PE. Psychopathic teacher in white shorts. Ex-army. Made us shower before, after and during Games and PE. Took glee in our failure to climb ropes, jump horses, pull ourselves up on the rings. One day the cunt brought in some shitty 50 year old pairs of boxing gloves. What did he expect us to do with them? He thought he knew it all. The healthy life. It was his dream to go to America. When he retired he landed at the airport and dropped dead of a heart attack. We were in mourning. Mourning, I tell you.

So Big School was all work, no play, cramming in subjects till they came out of our ears. We were exam machines, there to get good results for the school's reputation.

My favourite subject was English Language. And I was Best in Class. I sat in the corner, furthest away from the teacher because I was the best. The worst at English sat next to the teacher and they would get hit regularly. Nice. The school had an annual anthology and a couple of us from our class got something in there. Shit poems, you know the sort. Teenage boys' poetry is the worst. Especially when you throw in some prog rock lyrics.
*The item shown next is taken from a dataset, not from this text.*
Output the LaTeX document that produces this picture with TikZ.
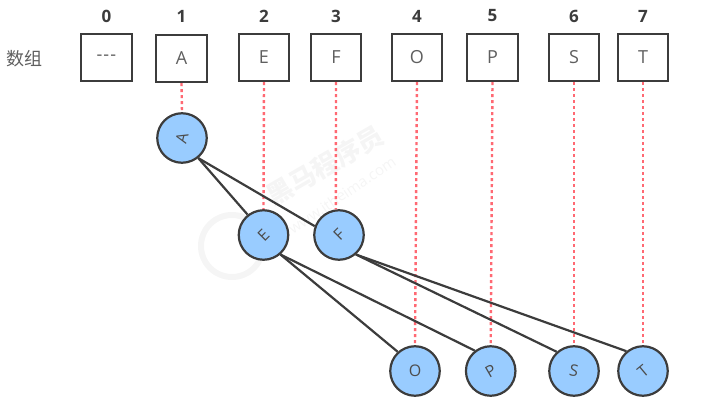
\documentclass[tikz,border=0pt]{standalone}
\usepackage{fontspec}
\setmainfont{Open Sans}
\newfontfamily\cjkfont{Noto Sans CJK SC}
\definecolor{cEdge}{RGB}{60,60,60}
\definecolor{cText}{RGB}{95,95,95}
\definecolor{cNode}{RGB}{153,204,255}
\definecolor{cLink}{RGB}{255,105,115}
\definecolor{cWash}{RGB}{245,245,245}
\tikzset{
  slot/.style={
    rectangle, draw=cEdge, line width=2.2pt, fill=white, text=cText,
    minimum width=50.5pt, minimum height=47pt, inner sep=0pt, font=\fontsize{18}{20}\selectfont,
  },
  idx/.style={font=\fontsize{17}{19}\selectfont\bfseries, text=cEdge, inner sep=0pt},
  tree/.style={
    circle, draw=cEdge, line width=2.2pt, fill=cNode, text=cText!80!black,
    minimum size=49.5pt, inner sep=0pt, font=\fontsize{16}{18}\selectfont,
  },
  link/.style={draw=cLink, line width=2.4pt, dash pattern=on 3pt off 3pt},
  branch/.style={draw=cEdge, line width=2.2pt},
  wash/.style={text=cWash, inner sep=0pt},
}

\begin{document}
\begin{tikzpicture}[x=1pt, y=-1pt]
\useasboundingbox (0,0) rectangle (710,412);

% ===== faint mark behind the tree =====
\node[draw=cWash, line width=6pt, circle, minimum size=62pt] (badge) at (232,246) {};
\node[wash, rotate=30, font=\cjkfont\bfseries\fontsize{26}{28}\selectfont] (brand) at (325,165) {黑马程序员};
\node[wash, rotate=34, font=\fontsize{15}{17}\selectfont] (site) at (342,195) {www.itheima.com};

% ===== array slots =====
\node[font=\cjkfont\fontsize{18}{20}\selectfont, text=cText, inner sep=0pt] (title) at (24,59) {数组};

\node[slot] (s0) at (106.4,57.5) {\raisebox{-3pt}{-\kern1pt-\kern1pt-}};
\node[slot] (s1) at (181.5,58.5) {A};
\node[slot] (s2) at (264,57.5) {E};
\node[slot] (s3) at (336,57.5) {F};
\node[slot] (s4) at (417,57.5) {O};
\node[slot] (s5) at (492.5,57.5) {P};
\node[slot] (s6) at (574,57.5) {S};
\node[slot] (s7) at (643,57.5) {T};

% ===== indices above the slots =====
\node[idx] (i0) at (106.4,16) {0};
\node[idx] (i1) at (181.5,16) {1};
\node[idx] (i2) at (264,16) {2};
\node[idx] (i3) at (336,16) {3};
\node[idx] (i4) at (417,16) {4};
\node[idx] (i5) at (492.5,16) {5};
\node[idx] (i6) at (574,16) {6};
\node[idx] (i7) at (643,16) {7};

% ===== tree nodes =====
\node[tree] (A) at (182,138) {\rotatebox{75}{A}};
\node[tree] (E) at (263.5,235) {\rotatebox{45}{E}};
\node[tree] (F) at (339,235) {\rotatebox{45}{F}};
\node[tree] (O) at (415,371) {O};
\node[tree] (P) at (490.7,371) {\rotatebox{30}{P}};
\node[tree] (S) at (574,371) {\rotatebox{-10}{S}};
\node[tree] (T) at (643,371) {\rotatebox{40}{T}};

% ===== dotted links from slots down to tree nodes =====
\draw[link] (s1.south) -- (A.north);
\draw[link] (s2.south) -- (E.north);
\draw[link] (s3.south) -- (F.97);
\draw[link] (s4.south) -- (O.north);
\draw[link] (s5.south) -- (P.north);
\draw[link] (s6.south) -- (S.north);
\draw[link] (s7.south) -- (T.north);

% ===== tree edges =====
\draw[branch] (A.-51) -- (E.128);
\draw[branch] (A.-51) -- (F.160);
\draw[branch] (E.-49) -- (O.132);
\draw[branch] (E.-49) -- (P.128);
\draw[branch] (F.-49) -- (S.132);
\draw[branch] (F.-49) -- (T.130);

\end{tikzpicture}
\end{document}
French was enjoyable, too. The teachers made it sound so easy. First we had a nice yet violent teacher who could turn on you if you were being disruptive in his eyes. Once I dropped a chair off the desk by accident and he brought his knuckles down on the top of my head with some force. The only time I was ever hit by a teacher and I still feel the sense of outrage. But other than that he was nice.

We soon got another French teacher, a young attractive woman who got us eager to get near the front of the class. Not only was she good-looking but French seemed to get easier. This beauty was magical. She just made it seem so easy. We were having tests and getting percentages in the late 90s. I got 99% in one test! You can't imagine the self-confidence eye contact with a beautiful woman, a smile, a 'congratulations' for being damn near perfect in her tests gave us. French was a wonderful language, the language of love and success. It wasn't until we got a proper French teacher that we found out how far behind in the syllabus we had got. She was teaching us baby stuff.